Pour ce qui est des ménages et des collectivités locales, tout d'abord, il faut avoir à l’esprit la contrainte budgétaire forte qui pèse sur les finances publiques, avec une réduction des déficits imposée par les traités européens qui engagent la France vis-à-vis de ses partenaires. Lorsque nous effectuons des transferts massifs aux entreprises, nous augmentons l'effort global d’ajustement à faire, et cet effort s’est reporté massivement sur la dépense publique et sur la fiscalité des ménages. Cette dernière a été très fortement augmentée, et le financement des collectivités territoriales a aussi été progressivement contraint ces dernières années, ce qui explique pour partie la baisse de l'investissement public à l'échelon local.

Or, baisser l'investissement public a un impact négatif fort et rapide sur l'activité et une augmentation de la fiscalité des ménages a un impact négatif sur leur consommation.

Le Gouvernement a fait le choix d’un transfert massif vers les entreprises, mais sur des mesures qui ne permettent pas de redémarrer rapidement l'activité. Les entreprises ont besoin que les carnets de commande se remplissent, mais une fiscalité plus lourde sur les ménages a pesé sur la consommation et donc les carnets de commande... Cet effet de bascule a globalement freiné l'activité économique.

Ce choix est donc plutôt un choix de moyen-long terme pour restaurer la compétitivité des entreprises. Il comporte une large incertitude sur l’ampleur de l’effet à attendre sur l’economie francaise, puisqu’il dépend largement de la réaction de nos concurrents. Par contre à court terme, cela a indéniablement pesé fortement sur l'activité économique.

Est-il possible aujourd'hui de dresser un premier bilan du pacte de responsabilité et d'en mesurer réellement les effets, indépendamment de la baisse du pétrole et de la baisse de l'euro qui y ont été concomitantes ?
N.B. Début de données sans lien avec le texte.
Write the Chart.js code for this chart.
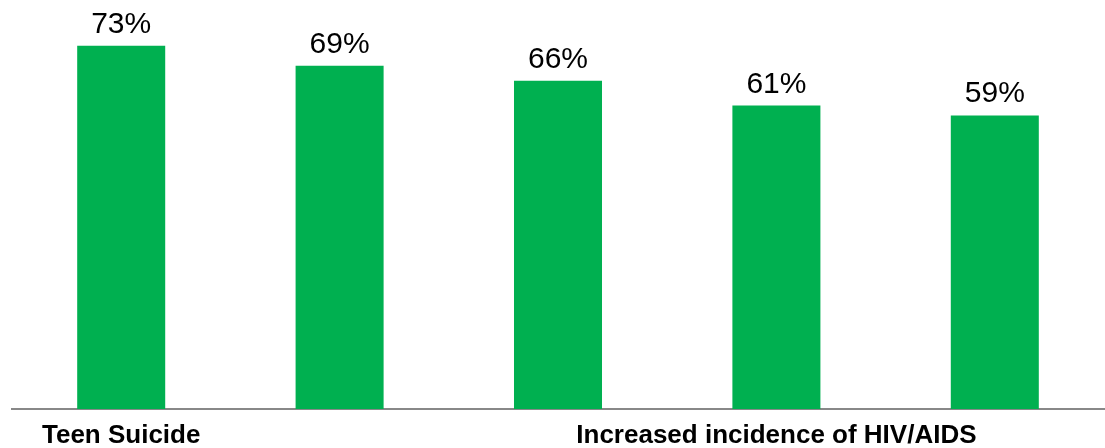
<!DOCTYPE html>
<html>
<head>
<meta charset="utf-8">
<script src="https://cdn.jsdelivr.net/npm/chart.js@4"></script>
<style>
    body { margin: 0; background: #fff; }
    #wrap { width: 1105px; height: 448px; }
</style>
</head>
<body>
<div id="wrap"><canvas id="barChart"></canvas></div>
<script>
// ========== 데이터 ==========
// only two category labels are legible in the picture; the rest stay blank
const categories = ['Teen Suicide', '', '', 'Increased incidence of HIV/AIDS', ''];
const values = [73, 69, 66, 61, 59];
const barColor = '#00B050';

// 막대 위 값 표시
const valueLabels = {
    id: 'valueLabels',
    afterDatasetsDraw(chart) {
        const ctx = chart.ctx;
        const meta = chart.getDatasetMeta(0);
        ctx.save();
        ctx.font = '30px "Liberation Sans", Arial, sans-serif';
        ctx.fillStyle = '#000';
        ctx.textAlign = 'center';
        ctx.textBaseline = 'alphabetic';
        meta.data.forEach((bar, i) => {
            ctx.fillText(values[i] + '%', bar.x, bar.y - 13);
        });
        ctx.restore();
    }
};

const ctx = document.getElementById('barChart').getContext('2d');
const chart = new Chart(ctx, {
    type: 'bar',
    data: {
        labels: categories,
        datasets: [{
            data: values,
            backgroundColor: barColor,
            borderWidth: 0,
            categoryPercentage: 1,
            barPercentage: 0.403
        }]
    },
    options: {
        responsive: true,
        maintainAspectRatio: false,
        animation: false,
        layout: { padding: { top: 11, left: 12, right: 1, bottom: 0 } },
        plugins: {
            legend: { display: false },
            tooltip: { enabled: false }
        },
        scales: {
            x: {
                grid: { display: false },
                border: { display: true, color: '#888', width: 2 },
                ticks: {
                    autoSkip: false,
                    maxRotation: 0,
                    padding: 3,
                    color: '#000',
                    font: { family: '"Liberation Sans", Arial, sans-serif', size: 26, weight: 'bold' }
                },
                afterFit(scale) {
                    scale.height = 39; // 축선 위치 고정
                }
            },
            y: {
                display: false,
                min: 0,
                max: 80
            }
        }
    },
    plugins: [valueLabels]
});
</script>
</body>
</html>
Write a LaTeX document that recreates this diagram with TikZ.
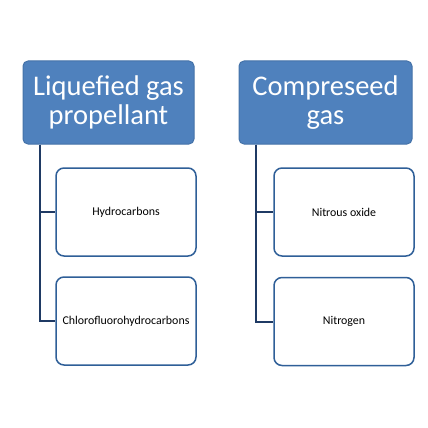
\documentclass[tikz,border=0pt]{standalone}
\usepackage{fontspec}
\setmainfont{Carlito}
\begin{document}
\begin{tikzpicture}[x=1pt,y=-1pt,
  header/.style={draw=hdrborder, line width=1pt, fill=hdrfill, rounded corners=5pt,
    minimum width=171pt, minimum height=83pt, inner sep=2pt, text=white, align=center,
    font=\fontsize{28.5}{29.5}\selectfont},
  child/.style={draw=childborder, line width=1.5pt, fill=white, rounded corners=8pt,
    minimum width=140pt, minimum height=88pt, inner sep=2pt, align=center,
    font=\fontsize{11.9}{13}\selectfont},
  conn/.style={draw=connline, line width=2pt}]
\definecolor{hdrfill}{HTML}{4F81BD}
\definecolor{hdrborder}{HTML}{4472A8}
\definecolor{childborder}{HTML}{2F5F98}
\definecolor{connline}{HTML}{1F3A64}
\useasboundingbox[fill=white] (0,0) rectangle (428,428);
\node[header] (lh) at (108.5,102.5) {Liquefied gas\\propellant};
\node[header, minimum width=173pt] (rh) at (325.5,102.5) {Compreseed\\gas};
\node[child] (lc1) at (126,212) {Hydrocarbons};
\node[child] (lc2) at (126,321) {Chlorofluorohydrocarbons};
\node[child] (rc1) at (344,212) {Nitrous oxide};
\node[child] (rc2) at (344,321.5) {Nitrogen};
\coordinate (ls) at ([xshift=17pt]lh.south west);
\coordinate (rs) at ([xshift=17pt]rh.south west);
\draw[conn] (ls) |- (lc2.west);
\draw[conn] (ls) |- (lc1.west);
\draw[conn] (rs) |- (rc2.west);
\draw[conn] (rs) |- (rc1.west);
\end{tikzpicture}
\end{document}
C'est effectivement assez compliqué. Au niveau macroéconomique, tous ces chocs agissent simultanément par différents canaux sur l'économie française. La baisse de l’euro a contribué à rétablir la compétitivité-prix des entreprises vis-à-vis de nos concurrents hors de la zone euro. La baisse du prix du pétrole a largement contribué au rétablissement des marges des entreprises. L'évaluation du pacte est aussi compliquée compte tenu du fait qu’une baisse des cotisations des entreprises n’a pas un effet immédiat sur l’emploi. Il faut attendre que l'emploi s’ajuste à la baisse des coûts et l'ajustement peut s'étaler sur plusieurs trimestres. On peut ainsi encore attendre en 2016 des effets des allègements de 2015. Par ailleurs, plusieurs mesures du pacte entrent seulement maintenant en vigueur avec notamment ce deuxième volet représentant 4,5 milliards d'euros. Il faudra attendre deux ou trois ans pour espérer pouvoir mesurer les effets de ce volet-là. Enfin, il y a aussi les mesures qui sont prévues pour 2017 (baisse de l'impôt sur les sociétés, suppression de la C3S).